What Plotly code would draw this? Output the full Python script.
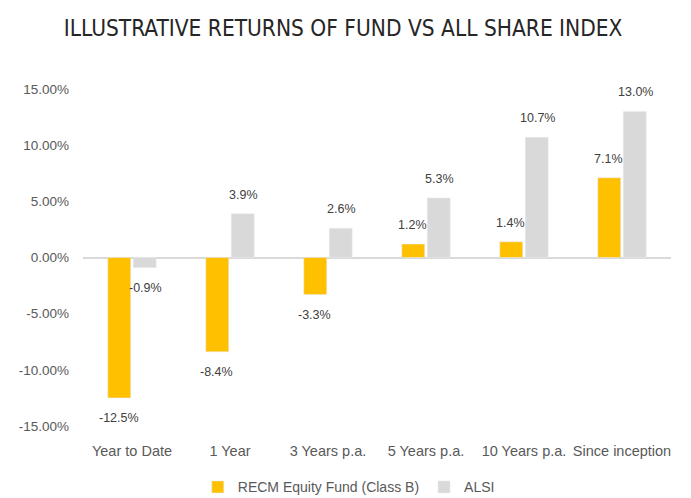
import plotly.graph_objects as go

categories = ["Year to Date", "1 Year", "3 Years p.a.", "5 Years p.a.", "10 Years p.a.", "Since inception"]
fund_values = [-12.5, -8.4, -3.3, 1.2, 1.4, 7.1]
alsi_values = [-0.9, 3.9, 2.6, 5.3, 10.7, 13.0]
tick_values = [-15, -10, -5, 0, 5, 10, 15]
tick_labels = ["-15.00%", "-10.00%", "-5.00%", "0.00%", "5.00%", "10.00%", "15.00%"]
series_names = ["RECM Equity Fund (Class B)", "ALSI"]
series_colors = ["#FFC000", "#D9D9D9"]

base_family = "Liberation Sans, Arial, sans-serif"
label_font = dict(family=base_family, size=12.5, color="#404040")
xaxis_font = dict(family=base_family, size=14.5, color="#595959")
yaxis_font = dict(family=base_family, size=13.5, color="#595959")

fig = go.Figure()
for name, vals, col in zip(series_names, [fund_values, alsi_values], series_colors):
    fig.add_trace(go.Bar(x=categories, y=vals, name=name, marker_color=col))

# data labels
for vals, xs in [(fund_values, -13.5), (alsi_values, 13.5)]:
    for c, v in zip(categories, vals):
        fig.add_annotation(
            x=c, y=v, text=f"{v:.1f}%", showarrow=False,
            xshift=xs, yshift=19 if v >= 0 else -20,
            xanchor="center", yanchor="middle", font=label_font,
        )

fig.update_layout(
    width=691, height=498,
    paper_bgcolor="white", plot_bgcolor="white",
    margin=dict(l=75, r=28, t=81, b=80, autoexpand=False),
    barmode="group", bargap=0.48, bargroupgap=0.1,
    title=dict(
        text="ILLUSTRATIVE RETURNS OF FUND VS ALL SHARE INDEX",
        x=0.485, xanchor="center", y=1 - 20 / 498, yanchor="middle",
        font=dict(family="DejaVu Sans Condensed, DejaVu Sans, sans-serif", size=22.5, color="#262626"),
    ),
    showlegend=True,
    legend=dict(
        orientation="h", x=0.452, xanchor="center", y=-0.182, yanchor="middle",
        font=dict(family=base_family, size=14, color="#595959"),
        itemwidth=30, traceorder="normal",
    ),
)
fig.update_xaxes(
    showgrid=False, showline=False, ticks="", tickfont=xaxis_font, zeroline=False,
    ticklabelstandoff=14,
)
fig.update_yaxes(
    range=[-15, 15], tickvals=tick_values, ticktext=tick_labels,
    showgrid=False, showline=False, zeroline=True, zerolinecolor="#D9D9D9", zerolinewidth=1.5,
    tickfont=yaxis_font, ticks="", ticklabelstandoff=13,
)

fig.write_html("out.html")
...
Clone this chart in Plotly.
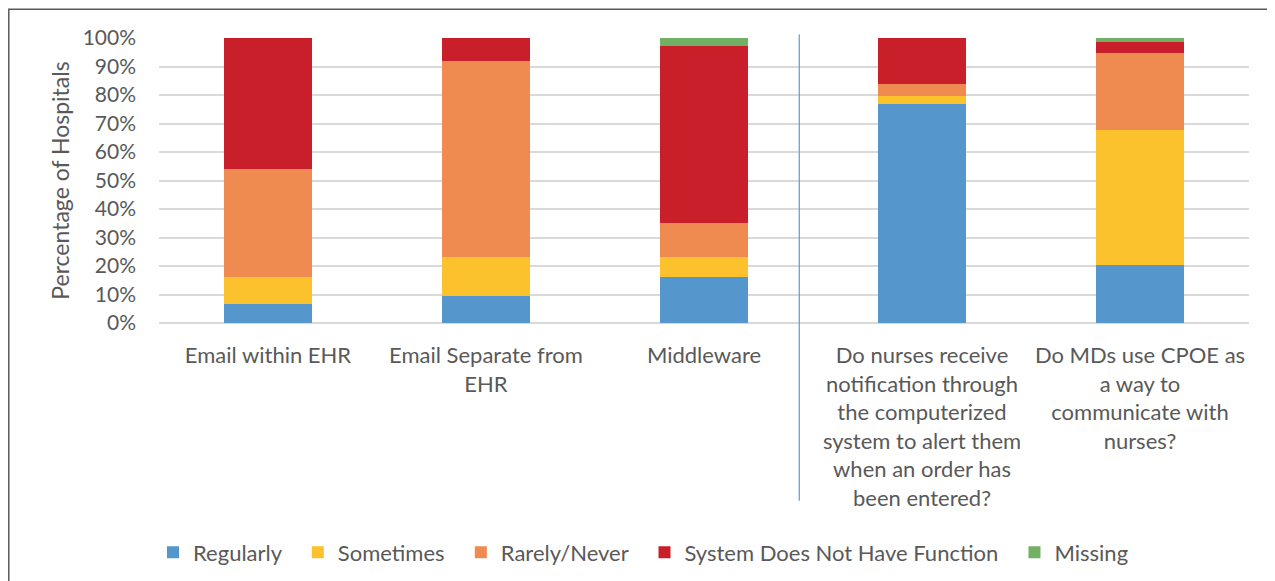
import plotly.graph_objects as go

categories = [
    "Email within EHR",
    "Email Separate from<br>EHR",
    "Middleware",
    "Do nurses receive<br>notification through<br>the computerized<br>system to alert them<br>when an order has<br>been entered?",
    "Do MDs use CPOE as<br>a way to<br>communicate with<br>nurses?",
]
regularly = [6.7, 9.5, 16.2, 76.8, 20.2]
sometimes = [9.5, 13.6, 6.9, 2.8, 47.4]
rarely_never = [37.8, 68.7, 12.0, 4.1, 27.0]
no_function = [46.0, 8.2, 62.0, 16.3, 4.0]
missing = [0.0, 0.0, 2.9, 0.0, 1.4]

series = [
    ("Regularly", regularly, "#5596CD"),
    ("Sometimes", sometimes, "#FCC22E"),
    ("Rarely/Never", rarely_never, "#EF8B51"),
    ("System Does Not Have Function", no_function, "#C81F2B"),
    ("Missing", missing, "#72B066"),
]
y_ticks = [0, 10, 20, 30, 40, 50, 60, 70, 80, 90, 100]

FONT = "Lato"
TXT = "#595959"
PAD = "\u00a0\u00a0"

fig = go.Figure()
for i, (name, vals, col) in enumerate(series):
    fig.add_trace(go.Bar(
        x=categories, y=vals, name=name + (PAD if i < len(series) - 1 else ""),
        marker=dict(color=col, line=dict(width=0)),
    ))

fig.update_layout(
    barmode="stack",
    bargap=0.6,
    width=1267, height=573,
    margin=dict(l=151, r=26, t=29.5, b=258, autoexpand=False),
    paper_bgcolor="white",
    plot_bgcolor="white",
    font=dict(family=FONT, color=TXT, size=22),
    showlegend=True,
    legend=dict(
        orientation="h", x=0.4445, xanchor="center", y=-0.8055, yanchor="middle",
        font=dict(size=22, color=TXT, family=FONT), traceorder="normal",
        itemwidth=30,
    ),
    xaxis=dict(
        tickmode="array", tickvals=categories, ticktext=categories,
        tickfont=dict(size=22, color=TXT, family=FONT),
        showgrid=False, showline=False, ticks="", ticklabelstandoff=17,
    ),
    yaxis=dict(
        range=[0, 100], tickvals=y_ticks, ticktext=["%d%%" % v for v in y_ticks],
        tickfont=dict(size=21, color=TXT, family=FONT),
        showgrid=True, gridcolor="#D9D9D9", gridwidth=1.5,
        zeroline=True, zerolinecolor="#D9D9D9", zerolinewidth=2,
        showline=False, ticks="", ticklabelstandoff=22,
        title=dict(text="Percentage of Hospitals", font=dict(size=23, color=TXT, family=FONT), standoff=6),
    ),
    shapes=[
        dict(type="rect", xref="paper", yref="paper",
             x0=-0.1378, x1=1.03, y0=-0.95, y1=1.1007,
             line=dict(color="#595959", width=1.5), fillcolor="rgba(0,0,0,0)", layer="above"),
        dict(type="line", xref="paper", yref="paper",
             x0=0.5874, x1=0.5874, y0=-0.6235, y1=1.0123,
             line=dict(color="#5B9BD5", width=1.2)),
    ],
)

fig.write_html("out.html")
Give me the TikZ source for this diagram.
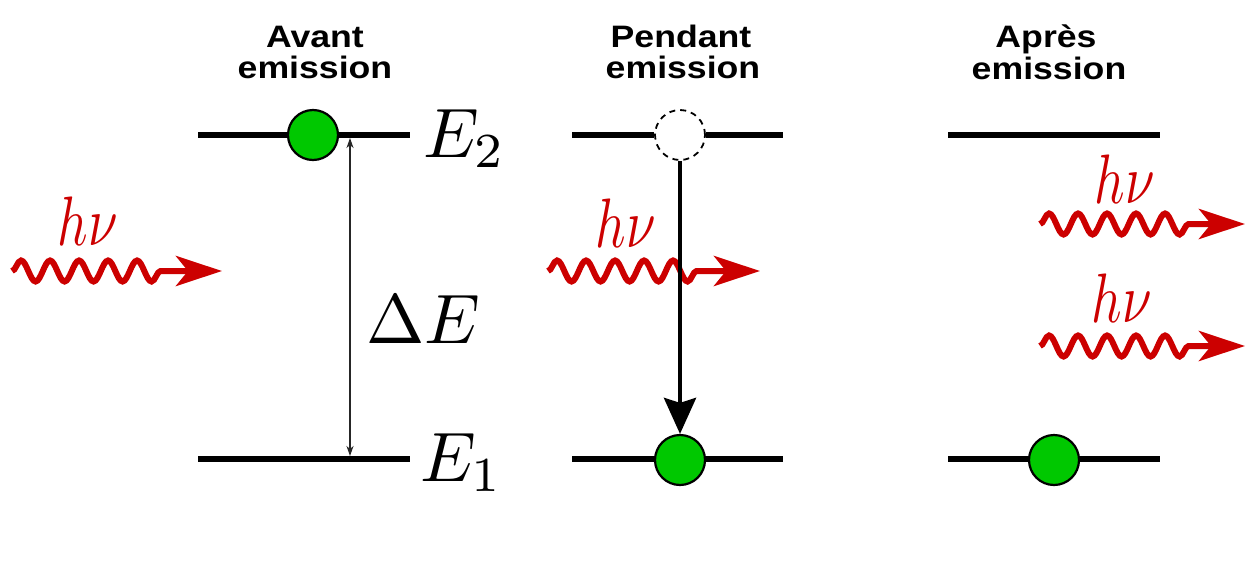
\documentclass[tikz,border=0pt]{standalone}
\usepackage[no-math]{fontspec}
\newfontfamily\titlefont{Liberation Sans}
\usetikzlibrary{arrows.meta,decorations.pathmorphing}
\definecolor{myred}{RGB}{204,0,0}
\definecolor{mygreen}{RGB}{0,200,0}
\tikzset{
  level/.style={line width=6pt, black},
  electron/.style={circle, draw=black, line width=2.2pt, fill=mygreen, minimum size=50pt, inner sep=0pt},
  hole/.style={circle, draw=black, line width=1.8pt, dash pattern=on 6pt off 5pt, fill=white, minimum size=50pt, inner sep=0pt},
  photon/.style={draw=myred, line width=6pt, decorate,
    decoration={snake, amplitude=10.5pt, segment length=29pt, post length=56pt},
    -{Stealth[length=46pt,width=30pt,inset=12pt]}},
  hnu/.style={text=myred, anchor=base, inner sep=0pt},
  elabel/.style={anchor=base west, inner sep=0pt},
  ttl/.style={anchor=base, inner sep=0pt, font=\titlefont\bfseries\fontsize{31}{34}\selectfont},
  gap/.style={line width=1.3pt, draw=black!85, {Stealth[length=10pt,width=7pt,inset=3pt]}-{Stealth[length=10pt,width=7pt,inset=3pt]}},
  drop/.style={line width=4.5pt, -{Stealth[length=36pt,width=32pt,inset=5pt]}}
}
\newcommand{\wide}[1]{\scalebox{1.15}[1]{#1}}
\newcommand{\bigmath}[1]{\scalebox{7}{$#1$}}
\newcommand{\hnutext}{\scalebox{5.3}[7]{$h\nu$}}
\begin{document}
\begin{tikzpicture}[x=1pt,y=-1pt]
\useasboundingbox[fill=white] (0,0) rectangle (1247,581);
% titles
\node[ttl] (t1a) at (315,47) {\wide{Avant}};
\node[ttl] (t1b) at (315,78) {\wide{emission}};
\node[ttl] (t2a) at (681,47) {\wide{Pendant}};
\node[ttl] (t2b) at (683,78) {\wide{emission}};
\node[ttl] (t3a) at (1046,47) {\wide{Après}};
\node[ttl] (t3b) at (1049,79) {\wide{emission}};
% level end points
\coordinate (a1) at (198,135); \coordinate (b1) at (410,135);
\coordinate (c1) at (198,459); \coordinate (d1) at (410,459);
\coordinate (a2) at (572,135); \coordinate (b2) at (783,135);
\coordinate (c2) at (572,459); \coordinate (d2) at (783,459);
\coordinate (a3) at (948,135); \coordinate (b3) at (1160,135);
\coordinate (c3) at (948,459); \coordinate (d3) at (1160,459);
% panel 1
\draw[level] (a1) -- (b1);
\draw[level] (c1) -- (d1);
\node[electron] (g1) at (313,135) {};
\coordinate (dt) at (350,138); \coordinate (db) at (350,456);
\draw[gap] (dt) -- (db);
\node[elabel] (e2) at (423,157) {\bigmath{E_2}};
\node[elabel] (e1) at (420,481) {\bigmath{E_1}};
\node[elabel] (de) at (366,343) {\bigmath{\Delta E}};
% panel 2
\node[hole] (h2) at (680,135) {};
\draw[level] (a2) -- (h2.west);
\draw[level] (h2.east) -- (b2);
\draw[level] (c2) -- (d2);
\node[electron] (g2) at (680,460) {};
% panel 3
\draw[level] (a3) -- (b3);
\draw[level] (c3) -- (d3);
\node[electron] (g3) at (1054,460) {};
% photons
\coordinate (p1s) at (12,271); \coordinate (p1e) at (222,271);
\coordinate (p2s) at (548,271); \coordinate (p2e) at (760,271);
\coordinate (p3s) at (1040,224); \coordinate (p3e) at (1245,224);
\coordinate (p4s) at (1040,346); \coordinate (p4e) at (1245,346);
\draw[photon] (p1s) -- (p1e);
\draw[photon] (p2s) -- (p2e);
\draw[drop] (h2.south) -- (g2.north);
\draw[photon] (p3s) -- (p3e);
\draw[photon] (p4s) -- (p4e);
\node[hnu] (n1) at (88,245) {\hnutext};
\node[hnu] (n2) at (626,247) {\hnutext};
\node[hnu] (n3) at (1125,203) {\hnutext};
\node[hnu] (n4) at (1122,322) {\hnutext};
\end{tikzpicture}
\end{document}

Problem to work on. Copy nothing but the lines above from the one with "Clone this chart in Plotly." to the one with "missing = [0.0, 0.0, 2.9, 0.0, 1.4]", inclusive, word for word. Leave every picture out.

The output.
Clone this chart in Plotly.
import plotly.graph_objects as go

categories = [
    "Email within EHR",
    "Email Separate from<br>EHR",
    "Middleware",
    "Do nurses receive<br>notification through<br>the computerized<br>system to alert them<br>when an order has<br>been entered?",
    "Do MDs use CPOE as<br>a way to<br>communicate with<br>nurses?",
]
regularly = [6.7, 9.5, 16.2, 76.8, 20.2]
sometimes = [9.5, 13.6, 6.9, 2.8, 47.4]
rarely_never = [37.8, 68.7, 12.0, 4.1, 27.0]
no_function = [46.0, 8.2, 62.0, 16.3, 4.0]
missing = [0.0, 0.0, 2.9, 0.0, 1.4]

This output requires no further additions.